Goal: Write out all of the records precisely. Skip anything that is a picture.

Extracted entries:
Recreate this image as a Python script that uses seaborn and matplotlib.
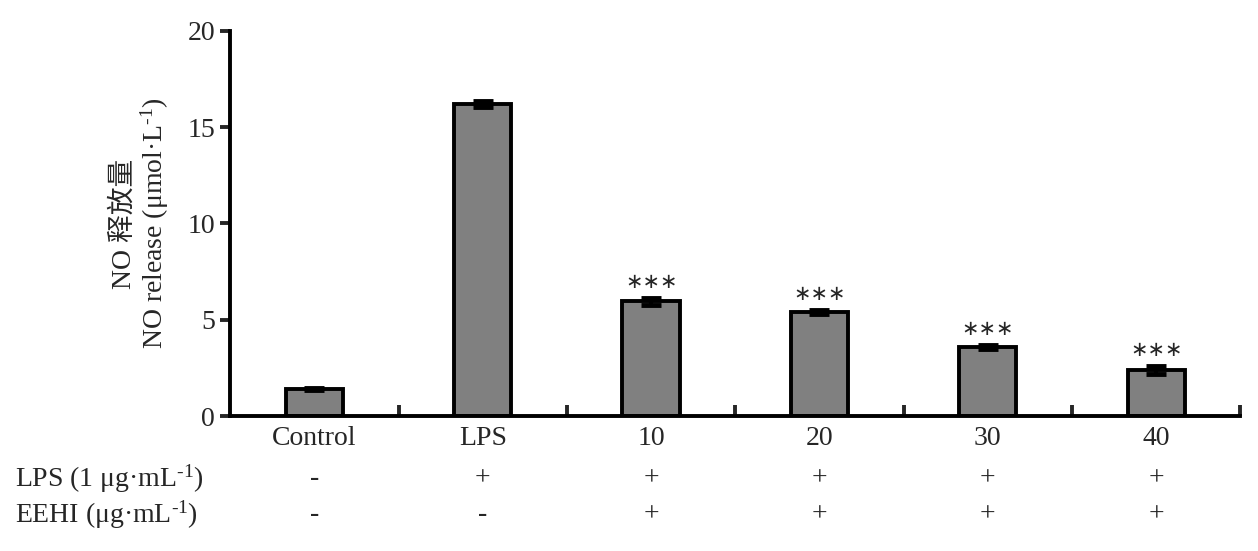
import numpy as np
import pandas as pd
import matplotlib
matplotlib.use('Agg')
import matplotlib.pyplot as plt
import matplotlib.transforms as mtransforms
from matplotlib.ticker import FixedLocator
import seaborn as sns

# Daten aus der Abbildung
groups = ['Control', 'LPS', '10', '20', '30', '40']
no_release = [1.4, 16.2, 5.95, 5.4, 3.6, 2.4]
sem = [0.05, 0.15, 0.2, 0.1, 0.1, 0.2]
signif = ['', '', '∗∗∗', '∗∗∗', '∗∗∗', '∗∗∗']
lps_row = ['-', '+', '+', '+', '+', '+']
eehi_row = ['-', '-', '+', '+', '+', '+']
row_labels = ['LPS (1 μg·mL$^{\u2010 1}$)', 'EEHI (μg·mL$^{\u2010 1}$)']

sns.set_style('white')
plt.rcParams['font.family'] = ['Liberation Serif', 'Noto Sans CJK SC', 'DejaVu Sans']
plt.rcParams['mathtext.fontset'] = 'custom'
plt.rcParams['mathtext.rm'] = 'Liberation Serif'
plt.rcParams['mathtext.it'] = 'Liberation Serif'

fs = 20
df = pd.DataFrame({'group': groups, 'value': no_release})

fig = plt.figure(figsize=(12.58, 5.51), dpi=100)
ax = fig.add_axes([0.183, 0.245, 0.803, 0.699])

sns.barplot(data=df, x='group', y='value', order=groups, color='#808080',
            width=0.34, edgecolor='black', linewidth=2.8, saturation=1, ax=ax)
x = np.arange(len(groups))
ax.errorbar(x, no_release, yerr=sem, fmt='none', ecolor='black',
            elinewidth=3, capsize=7, capthick=3.5, zorder=5)

for xi, v, e, s in zip(x, no_release, sem, signif):
    if s:
        ax.text(xi, v + e + 0.3, s, ha='center', va='bottom', fontsize=15,
                family=['DejaVu Sans'])

ax.set_xlim(-0.5, len(groups) - 0.5)
ax.set_ylim(0, 20)
ax.set_yticks([0, 5, 10, 15, 20])
ax.set_xlabel('')
ax.set_ylabel('NO 释放量\nNO release (μmol·L$^{\u2010 1}$)', fontsize=fs, labelpad=12,
              linespacing=1.05)

sns.despine(ax=ax)
for side in ['left', 'bottom']:
    ax.spines[side].set_linewidth(2.8)
    ax.spines[side].set_color('black')

ax.tick_params(axis='y', direction='out', length=7, width=2.8, labelsize=fs, pad=4, left=True)
ax.tick_params(axis='x', which='major', length=0, labelsize=fs, pad=7)
ax.xaxis.set_minor_locator(FixedLocator(np.arange(0.5, len(groups), 1.0)))
ax.tick_params(axis='x', which='minor', direction='in', length=8, width=2.8, bottom=True)

# Behandlungstabelle unter der Achse
trans = mtransforms.blended_transform_factory(ax.transData, fig.transFigure)
for row_y, label, row in zip([0.131, 0.066], row_labels, [lps_row, eehi_row]):
    fig.text(0.012, row_y, label, fontsize=fs, ha='left', va='center')
    for xi, sym in zip(x, row):
        ax.text(xi, row_y, sym, fontsize=fs, ha='center', va='center',
                transform=trans, clip_on=False)

fig.savefig('out.png', dpi=100)
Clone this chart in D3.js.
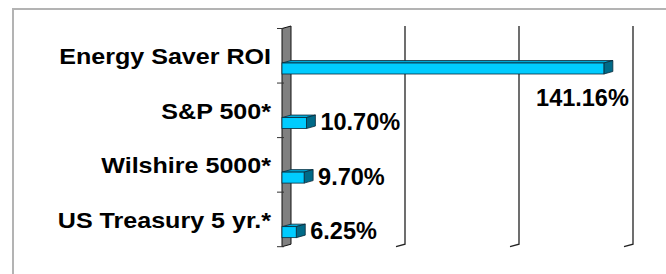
<!DOCTYPE html>
<html>
<head>
<meta charset="utf-8">
<script src="https://cdn.jsdelivr.net/npm/d3@7.9.0/dist/d3.min.js"></script>
<style>
  html, body { margin: 0; padding: 0; background: #fff; }
  svg { display: block; }
  text { font-family: "Liberation Sans", Arial, sans-serif; font-weight: bold; fill: #000; }
</style>
</head>
<body>
<svg id="chart" width="666" height="274"></svg>
<script>
// chart data
const categories = ["Energy Saver ROI", "S&P 500*", "Wilshire 5000*", "US Treasury 5 yr.*"];
const values = [141.16, 10.70, 9.70, 6.25];
const valueLabels = ["141.16%", "10.70%", "9.70%", "6.25%"];
const xTicks = [50, 100, 150];

const svg = d3.select('#chart');

// 3D depth offset of the back wall
const dx = 9, dy = -2.5;
const x0 = 282, plotTop = 28.5, plotBottom = 246.7;

const x = d3.scaleLinear().domain([0, 150]).range([x0, x0 + 342]);
const y = d3.scaleBand().domain(categories).range([plotTop, plotBottom]).padding(0);

// outer frame
svg.append('rect')
    .attr('x', 13).attr('y', 9)
    .attr('width', 680).attr('height', 300)
    .attr('fill', 'none')
    .attr('stroke', '#b3b3b3')
    .attr('stroke-width', 2);

// gridlines on the back wall, with a short floor segment
xTicks.forEach((t) => {
    const xb = x(t) + dx;
    svg.append('path')
        .attr('d', `M${xb},${plotTop + dy}L${xb},${plotBottom + dy}L${x(t)},${plotBottom}`)
        .attr('fill', 'none')
        .attr('stroke', '#222')
        .attr('stroke-width', 1.3);
});

// left side wall
svg.append('path')
    .attr('d', `M${x0},${plotTop}L${x0 + dx},${plotTop + dy}L${x0 + dx},${plotBottom + dy}L${x0},${plotBottom}Z`)
    .attr('fill', '#808080')
    .attr('stroke', '#111')
    .attr('stroke-width', 1);

// category ticks
const tickYs = categories.map((c) => y(c)).concat([plotBottom]);
tickYs.forEach((ty) => {
    svg.append('line')
        .attr('x1', x0 - 5).attr('x2', x0 + 2)
        .attr('y1', ty).attr('y2', ty)
        .attr('stroke', '#333')
        .attr('stroke-width', 1);
});

// category labels (a little wider than plain Arial, like the original)
svg.selectAll('.cat')
    .data(categories)
    .join('text')
    .attr('class', 'cat')
    .attr('transform', (d) => `translate(271,${y(d) + y.bandwidth() / 2 + 8.3}) scale(1.14,1)`)
    .attr('text-anchor', 'end')
    .attr('font-size', 22)
    .text((d) => d);

// 3D bars
const barOff = 34.5, barH = 11;
categories.forEach((c, i) => {
    const y1 = y(c) + barOff;
    const y2 = y1 + barH;
    const xe = x(values[i]);
    const g = svg.append('g');
    // top face
    g.append('path')
        .attr('d', `M${x0},${y1}L${x0 + dx},${y1 + dy}L${xe + dx},${y1 + dy}L${xe},${y1}Z`)
        .attr('fill', '#00a8d6').attr('stroke', '#0a2a3a').attr('stroke-width', 0.8);
    // side face
    g.append('path')
        .attr('d', `M${xe},${y1}L${xe + dx},${y1 + dy}L${xe + dx},${y2 + dy}L${xe},${y2}Z`)
        .attr('fill', '#006a88').attr('stroke', '#0a2a3a').attr('stroke-width', 0.8);
    // front face
    g.append('rect')
        .attr('x', x0).attr('y', y1)
        .attr('width', xe - x0).attr('height', barH)
        .attr('fill', '#00ccff').attr('stroke', '#0a2a3a').attr('stroke-width', 0.8);

    // value label: right of the bar, or below it if it would overflow
    const lbl = svg.append('text')
        .attr('font-size', 23.5)
        .text(valueLabels[i]);
    const w = lbl.node().getComputedTextLength();
    if (xe + dx + 6 + w > x(150) + dx) {
        lbl.attr('x', xe + 25).attr('y', y2 + 31.5).attr('text-anchor', 'end');
    } else {
        lbl.attr('x', xe + dx + 5).attr('y', y2 + 1.5);
    }
});
</script>
</body>
</html>
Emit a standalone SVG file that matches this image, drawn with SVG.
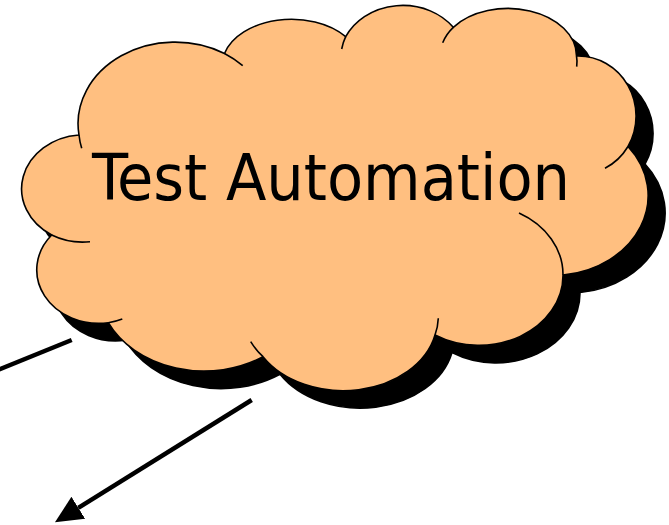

Task output:
Recreate this image as a Python script that uses seaborn and matplotlib.
import numpy as np
import pandas as pd
import matplotlib
matplotlib.use('Agg')
import matplotlib.pyplot as plt
import matplotlib.transforms as mtransforms
from matplotlib.ticker import FixedLocator
import seaborn as sns

# Daten aus der Abbildung
groups = ['Control', 'LPS', '10', '20', '30', '40']
no_release = [1.4, 16.2, 5.95, 5.4, 3.6, 2.4]
sem = [0.05, 0.15, 0.2, 0.1, 0.1, 0.2]
signif = ['', '', '∗∗∗', '∗∗∗', '∗∗∗', '∗∗∗']
lps_row = ['-', '+', '+', '+', '+', '+']
eehi_row = ['-', '-', '+', '+', '+', '+']
row_labels = ['LPS (1 μg·mL$^{\u2010 1}$)', 'EEHI (μg·mL$^{\u2010 1}$)']

sns.set_style('white')
plt.rcParams['font.family'] = ['Liberation Serif', 'Noto Sans CJK SC', 'DejaVu Sans']
plt.rcParams['mathtext.fontset'] = 'custom'
plt.rcParams['mathtext.rm'] = 'Liberation Serif'
plt.rcParams['mathtext.it'] = 'Liberation Serif'

fs = 20
df = pd.DataFrame({'group': groups, 'value': no_release})

fig = plt.figure(figsize=(12.58, 5.51), dpi=100)
ax = fig.add_axes([0.183, 0.245, 0.803, 0.699])

sns.barplot(data=df, x='group', y='value', order=groups, color='#808080',
            width=0.34, edgecolor='black', linewidth=2.8, saturation=1, ax=ax)
x = np.arange(len(groups))
ax.errorbar(x, no_release, yerr=sem, fmt='none', ecolor='black',
            elinewidth=3, capsize=7, capthick=3.5, zorder=5)

for xi, v, e, s in zip(x, no_release, sem, signif):
    if s:
        ax.text(xi, v + e + 0.3, s, ha='center', va='bottom', fontsize=15,
                family=['DejaVu Sans'])

ax.set_xlim(-0.5, len(groups) - 0.5)
ax.set_ylim(0, 20)
ax.set_yticks([0, 5, 10, 15, 20])
ax.set_xlabel('')
ax.set_ylabel('NO 释放量\nNO release (μmol·L$^{\u2010 1}$)', fontsize=fs, labelpad=12,
              linespacing=1.05)

sns.despine(ax=ax)
for side in ['left', 'bottom']:
    ax.spines[side].set_linewidth(2.8)
    ax.spines[side].set_color('black')

ax.tick_params(axis='y', direction='out', length=7, width=2.8, labelsize=fs, pad=4, left=True)
ax.tick_params(axis='x', which='major', length=0, labelsize=fs, pad=7)
ax.xaxis.set_minor_locator(FixedLocator(np.arange(0.5, len(groups), 1.0)))
ax.tick_params(axis='x', which='minor', direction='in', length=8, width=2.8, bottom=True)

# Behandlungstabelle unter der Achse
trans = mtransforms.blended_transform_factory(ax.transData, fig.transFigure)
for row_y, label, row in zip([0.131, 0.066], row_labels, [lps_row, eehi_row]):
    fig.text(0.012, row_y, label, fontsize=fs, ha='left', va='center')
    for xi, sym in zip(x, row):
        ax.text(xi, row_y, sym, fontsize=fs, ha='center', va='center',
                transform=trans, clip_on=False)

fig.savefig('out.png', dpi=100)
Clone this chart in D3.js.
<!DOCTYPE html>
<html>
<head>
<meta charset="utf-8">
<script src="https://cdn.jsdelivr.net/npm/d3@7.9.0/dist/d3.min.js"></script>
<style>
  html, body { margin: 0; padding: 0; background: #fff; }
  svg { display: block; }
  text { font-family: "Liberation Sans", Arial, sans-serif; font-weight: bold; fill: #000; }
</style>
</head>
<body>
<svg id="chart" width="666" height="274"></svg>
<script>
// chart data
const categories = ["Energy Saver ROI", "S&P 500*", "Wilshire 5000*", "US Treasury 5 yr.*"];
const values = [141.16, 10.70, 9.70, 6.25];
const valueLabels = ["141.16%", "10.70%", "9.70%", "6.25%"];
const xTicks = [50, 100, 150];

const svg = d3.select('#chart');

// 3D depth offset of the back wall
const dx = 9, dy = -2.5;
const x0 = 282, plotTop = 28.5, plotBottom = 246.7;

const x = d3.scaleLinear().domain([0, 150]).range([x0, x0 + 342]);
const y = d3.scaleBand().domain(categories).range([plotTop, plotBottom]).padding(0);

// outer frame
svg.append('rect')
    .attr('x', 13).attr('y', 9)
    .attr('width', 680).attr('height', 300)
    .attr('fill', 'none')
    .attr('stroke', '#b3b3b3')
    .attr('stroke-width', 2);

// gridlines on the back wall, with a short floor segment
xTicks.forEach((t) => {
    const xb = x(t) + dx;
    svg.append('path')
        .attr('d', `M${xb},${plotTop + dy}L${xb},${plotBottom + dy}L${x(t)},${plotBottom}`)
        .attr('fill', 'none')
        .attr('stroke', '#222')
        .attr('stroke-width', 1.3);
});

// left side wall
svg.append('path')
    .attr('d', `M${x0},${plotTop}L${x0 + dx},${plotTop + dy}L${x0 + dx},${plotBottom + dy}L${x0},${plotBottom}Z`)
    .attr('fill', '#808080')
    .attr('stroke', '#111')
    .attr('stroke-width', 1);

// category ticks
const tickYs = categories.map((c) => y(c)).concat([plotBottom]);
tickYs.forEach((ty) => {
    svg.append('line')
        .attr('x1', x0 - 5).attr('x2', x0 + 2)
        .attr('y1', ty).attr('y2', ty)
        .attr('stroke', '#333')
        .attr('stroke-width', 1);
});

// category labels (a little wider than plain Arial, like the original)
svg.selectAll('.cat')
    .data(categories)
    .join('text')
    .attr('class', 'cat')
    .attr('transform', (d) => `translate(271,${y(d) + y.bandwidth() / 2 + 8.3}) scale(1.14,1)`)
    .attr('text-anchor', 'end')
    .attr('font-size', 22)
    .text((d) => d);

// 3D bars
const barOff = 34.5, barH = 11;
categories.forEach((c, i) => {
    const y1 = y(c) + barOff;
    const y2 = y1 + barH;
    const xe = x(values[i]);
    const g = svg.append('g');
    // top face
    g.append('path')
        .attr('d', `M${x0},${y1}L${x0 + dx},${y1 + dy}L${xe + dx},${y1 + dy}L${xe},${y1}Z`)
        .attr('fill', '#00a8d6').attr('stroke', '#0a2a3a').attr('stroke-width', 0.8);
    // side face
    g.append('path')
        .attr('d', `M${xe},${y1}L${xe + dx},${y1 + dy}L${xe + dx},${y2 + dy}L${xe},${y2}Z`)
        .attr('fill', '#006a88').attr('stroke', '#0a2a3a').attr('stroke-width', 0.8);
    // front face
    g.append('rect')
        .attr('x', x0).attr('y', y1)
        .attr('width', xe - x0).attr('height', barH)
        .attr('fill', '#00ccff').attr('stroke', '#0a2a3a').attr('stroke-width', 0.8);

    // value label: right of the bar, or below it if it would overflow
    const lbl = svg.append('text')
        .attr('font-size', 23.5)
        .text(valueLabels[i]);
    const w = lbl.node().getComputedTextLength();
    if (xe + dx + 6 + w > x(150) + dx) {
        lbl.attr('x', xe + 25).attr('y', y2 + 31.5).attr('text-anchor', 'end');
    } else {
        lbl.attr('x', xe + dx + 5).attr('y', y2 + 1.5);
    }
});
</script>
</body>
</html>
Emit a standalone SVG file that matches this image, drawn with SVG.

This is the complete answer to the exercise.